Everything is already broken when the film begins. Verloc has been living a lie for so long that the lie has become the structure. His wife doesn't know. His handlers don't trust him. The anarchists around him are incompetent or worse. The film doesn't reveal a collapse — it shows the slow recognition of one that was always already there.

What Hampton understands about Conrad is that the horror is not in what happens, but in who it happens to. Stevie — Winnie's brother, innocent in every sense — is destroyed by a system that never noticed him at all. Not through malice. Through indifference and miscalculation. The worst outcomes in this film come from people who were not paying enough attention.

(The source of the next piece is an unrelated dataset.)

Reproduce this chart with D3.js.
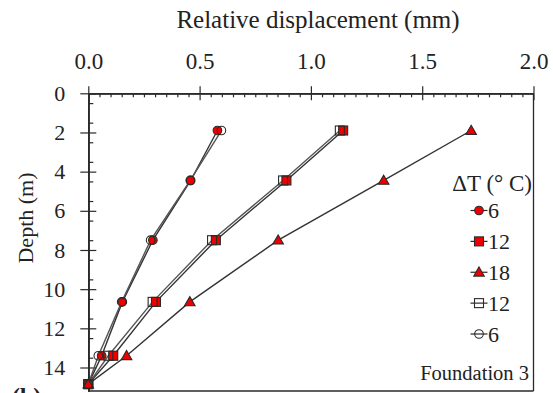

Bob Hoskins plays Verloc as a man exhausted by his own evasions. There is no menace in him — only fatigue. He is not a villain. He is a functionary who ran out of room. Patricia Arquette's Winnie is the film's center of gravity: quiet, contained, loyal past all reason — and then not.

The film moves slowly because the world it depicts moves slowly. Victorian London as a system of surfaces: respectability, routine, the appearance of control. Beneath it, everything is negotiated, pressured, contingent. No one is who they say they are. No arrangement is as stable as it looks.

It is a film about what happens when the structures people depend on — marriage, ideology, loyalty, state — reveal themselves to be provisional. Not dramatically. Quietly. One small decision at a time.